- [Requirement]
Starting at the line containing "Write a LaTeX" and ending at the line containing "(878,271) rectangle (1110,545);", reproduce each line exactly as written, with both end lines included and all pictures omitted.

[Some records]
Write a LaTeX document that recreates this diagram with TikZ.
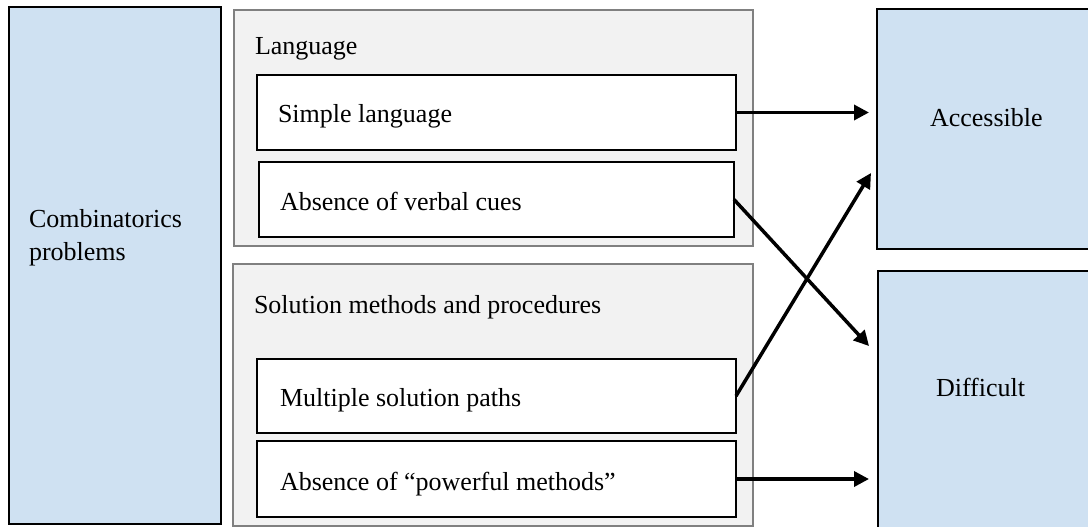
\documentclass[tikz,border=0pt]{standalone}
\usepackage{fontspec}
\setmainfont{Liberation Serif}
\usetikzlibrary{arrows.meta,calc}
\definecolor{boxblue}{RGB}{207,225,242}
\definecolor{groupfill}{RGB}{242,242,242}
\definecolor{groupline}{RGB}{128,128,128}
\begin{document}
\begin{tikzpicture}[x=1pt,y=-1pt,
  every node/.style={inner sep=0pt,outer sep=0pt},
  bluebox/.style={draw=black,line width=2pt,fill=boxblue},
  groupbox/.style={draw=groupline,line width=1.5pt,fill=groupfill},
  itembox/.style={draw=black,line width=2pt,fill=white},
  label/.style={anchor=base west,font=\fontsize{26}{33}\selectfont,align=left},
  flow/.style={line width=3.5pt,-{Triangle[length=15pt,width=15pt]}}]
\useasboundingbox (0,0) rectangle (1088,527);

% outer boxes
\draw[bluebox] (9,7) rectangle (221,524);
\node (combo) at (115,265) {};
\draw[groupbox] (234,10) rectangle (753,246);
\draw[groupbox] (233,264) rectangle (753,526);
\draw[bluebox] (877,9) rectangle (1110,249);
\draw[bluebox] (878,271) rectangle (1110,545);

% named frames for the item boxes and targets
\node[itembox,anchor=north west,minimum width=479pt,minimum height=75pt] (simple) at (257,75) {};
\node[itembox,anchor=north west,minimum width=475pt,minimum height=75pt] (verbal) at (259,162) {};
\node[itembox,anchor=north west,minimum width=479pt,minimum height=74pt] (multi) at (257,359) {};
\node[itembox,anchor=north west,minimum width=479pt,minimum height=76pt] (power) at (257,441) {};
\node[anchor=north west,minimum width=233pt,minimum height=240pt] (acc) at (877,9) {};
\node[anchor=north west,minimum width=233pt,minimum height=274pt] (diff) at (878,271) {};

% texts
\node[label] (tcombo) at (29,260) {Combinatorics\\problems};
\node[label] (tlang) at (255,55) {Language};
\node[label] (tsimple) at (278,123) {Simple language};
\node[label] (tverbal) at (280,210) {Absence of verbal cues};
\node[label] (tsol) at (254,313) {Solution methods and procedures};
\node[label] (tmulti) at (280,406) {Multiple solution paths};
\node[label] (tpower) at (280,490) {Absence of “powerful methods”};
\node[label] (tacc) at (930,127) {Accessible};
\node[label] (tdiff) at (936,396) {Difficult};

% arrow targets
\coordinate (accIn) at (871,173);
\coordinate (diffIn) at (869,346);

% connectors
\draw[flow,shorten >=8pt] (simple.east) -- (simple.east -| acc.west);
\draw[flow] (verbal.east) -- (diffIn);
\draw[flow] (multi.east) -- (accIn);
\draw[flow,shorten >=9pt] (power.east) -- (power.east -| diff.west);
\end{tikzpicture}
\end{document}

...

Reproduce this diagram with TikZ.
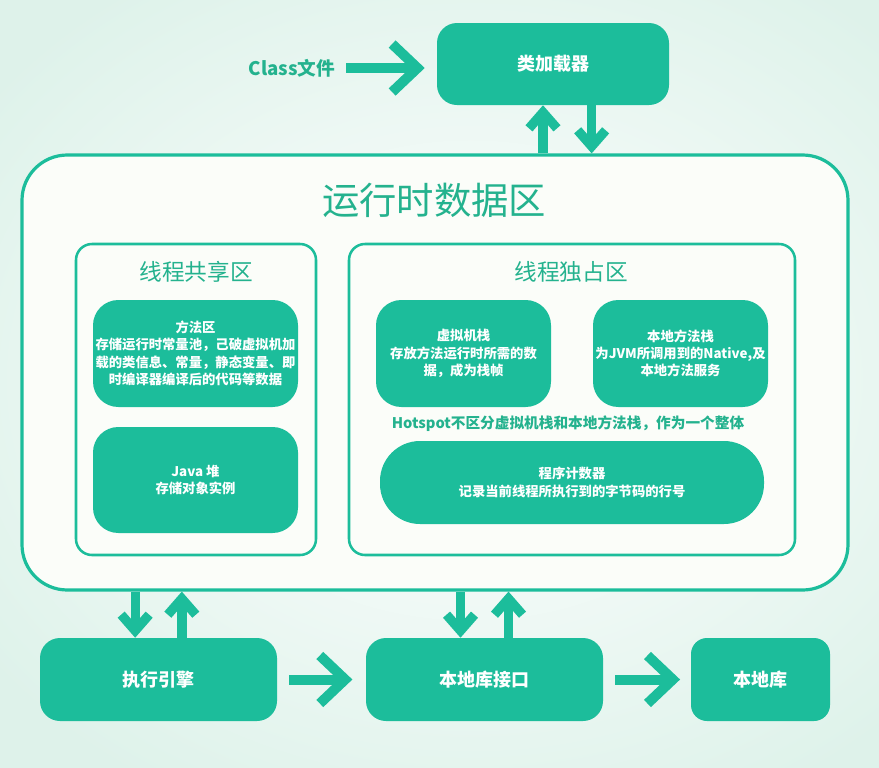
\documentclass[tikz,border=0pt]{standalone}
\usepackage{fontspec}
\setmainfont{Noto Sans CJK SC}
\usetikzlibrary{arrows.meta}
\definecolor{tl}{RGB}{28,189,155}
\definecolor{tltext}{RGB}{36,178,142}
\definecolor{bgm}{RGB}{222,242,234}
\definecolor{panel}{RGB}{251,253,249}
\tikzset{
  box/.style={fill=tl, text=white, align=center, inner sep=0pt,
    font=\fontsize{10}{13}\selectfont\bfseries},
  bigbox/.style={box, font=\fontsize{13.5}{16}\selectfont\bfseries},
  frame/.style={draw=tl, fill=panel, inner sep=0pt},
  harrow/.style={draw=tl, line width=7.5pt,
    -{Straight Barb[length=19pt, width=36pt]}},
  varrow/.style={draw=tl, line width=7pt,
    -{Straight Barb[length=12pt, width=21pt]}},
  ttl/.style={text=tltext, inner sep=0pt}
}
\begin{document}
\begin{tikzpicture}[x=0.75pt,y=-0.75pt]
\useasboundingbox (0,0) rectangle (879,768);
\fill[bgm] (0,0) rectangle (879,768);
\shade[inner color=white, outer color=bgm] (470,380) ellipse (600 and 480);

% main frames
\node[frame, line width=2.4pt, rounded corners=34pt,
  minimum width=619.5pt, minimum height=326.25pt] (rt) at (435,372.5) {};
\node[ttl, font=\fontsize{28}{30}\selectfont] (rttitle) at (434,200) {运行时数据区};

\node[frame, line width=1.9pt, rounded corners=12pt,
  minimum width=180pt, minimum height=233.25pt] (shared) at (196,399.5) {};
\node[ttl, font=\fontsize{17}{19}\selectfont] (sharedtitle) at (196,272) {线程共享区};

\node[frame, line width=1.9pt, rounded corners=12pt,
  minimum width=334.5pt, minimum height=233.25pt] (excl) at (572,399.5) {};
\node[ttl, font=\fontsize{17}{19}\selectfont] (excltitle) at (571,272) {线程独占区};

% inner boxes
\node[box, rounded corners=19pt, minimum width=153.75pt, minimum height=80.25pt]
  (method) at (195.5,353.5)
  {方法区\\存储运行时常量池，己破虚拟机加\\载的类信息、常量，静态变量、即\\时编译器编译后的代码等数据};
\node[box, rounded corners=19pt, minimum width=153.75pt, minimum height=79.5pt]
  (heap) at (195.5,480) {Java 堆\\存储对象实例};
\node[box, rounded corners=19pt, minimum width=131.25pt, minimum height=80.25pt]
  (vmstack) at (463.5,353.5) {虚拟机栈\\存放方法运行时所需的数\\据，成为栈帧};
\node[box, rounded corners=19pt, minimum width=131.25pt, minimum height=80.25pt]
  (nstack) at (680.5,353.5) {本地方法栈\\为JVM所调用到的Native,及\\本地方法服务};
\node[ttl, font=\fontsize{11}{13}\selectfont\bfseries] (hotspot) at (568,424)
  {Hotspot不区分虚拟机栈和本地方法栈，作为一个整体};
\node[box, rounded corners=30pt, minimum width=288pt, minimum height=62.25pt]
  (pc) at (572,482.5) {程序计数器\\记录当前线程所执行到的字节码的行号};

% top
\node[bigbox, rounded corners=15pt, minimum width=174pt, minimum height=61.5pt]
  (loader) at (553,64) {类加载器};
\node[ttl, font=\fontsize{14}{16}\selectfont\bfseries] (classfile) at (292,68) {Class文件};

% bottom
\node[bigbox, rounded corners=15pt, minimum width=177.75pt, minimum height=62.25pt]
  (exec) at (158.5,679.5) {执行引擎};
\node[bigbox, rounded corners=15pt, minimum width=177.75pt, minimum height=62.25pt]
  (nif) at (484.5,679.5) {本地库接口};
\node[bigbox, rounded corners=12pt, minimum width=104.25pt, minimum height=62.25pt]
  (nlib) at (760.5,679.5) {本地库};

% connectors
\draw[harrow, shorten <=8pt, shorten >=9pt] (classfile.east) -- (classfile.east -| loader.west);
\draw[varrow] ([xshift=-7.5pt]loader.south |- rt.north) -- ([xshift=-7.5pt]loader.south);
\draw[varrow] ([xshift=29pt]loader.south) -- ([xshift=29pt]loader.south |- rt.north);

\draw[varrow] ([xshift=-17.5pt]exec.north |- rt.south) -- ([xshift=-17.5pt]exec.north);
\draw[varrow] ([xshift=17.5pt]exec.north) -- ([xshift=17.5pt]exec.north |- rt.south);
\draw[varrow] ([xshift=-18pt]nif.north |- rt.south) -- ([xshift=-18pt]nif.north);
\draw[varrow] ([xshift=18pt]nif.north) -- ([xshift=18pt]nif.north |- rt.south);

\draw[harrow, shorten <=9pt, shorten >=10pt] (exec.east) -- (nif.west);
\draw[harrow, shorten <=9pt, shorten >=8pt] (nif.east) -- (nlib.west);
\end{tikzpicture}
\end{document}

- [Output of the exercise]
Write a LaTeX document that recreates this diagram with TikZ.
\documentclass[tikz,border=0pt]{standalone}
\usepackage{fontspec}
\setmainfont{Liberation Serif}
\usetikzlibrary{arrows.meta,calc}
\definecolor{boxblue}{RGB}{207,225,242}
\definecolor{groupfill}{RGB}{242,242,242}
\definecolor{groupline}{RGB}{128,128,128}
\begin{document}
\begin{tikzpicture}[x=1pt,y=-1pt,
  every node/.style={inner sep=0pt,outer sep=0pt},
  bluebox/.style={draw=black,line width=2pt,fill=boxblue},
  groupbox/.style={draw=groupline,line width=1.5pt,fill=groupfill},
  itembox/.style={draw=black,line width=2pt,fill=white},
  label/.style={anchor=base west,font=\fontsize{26}{33}\selectfont,align=left},
  flow/.style={line width=3.5pt,-{Triangle[length=15pt,width=15pt]}}]
\useasboundingbox (0,0) rectangle (1088,527);

% outer boxes
\draw[bluebox] (9,7) rectangle (221,524);
\node (combo) at (115,265) {};
\draw[groupbox] (234,10) rectangle (753,246);
\draw[groupbox] (233,264) rectangle (753,526);
\draw[bluebox] (877,9) rectangle (1110,249);
\draw[bluebox] (878,271) rectangle (1110,545);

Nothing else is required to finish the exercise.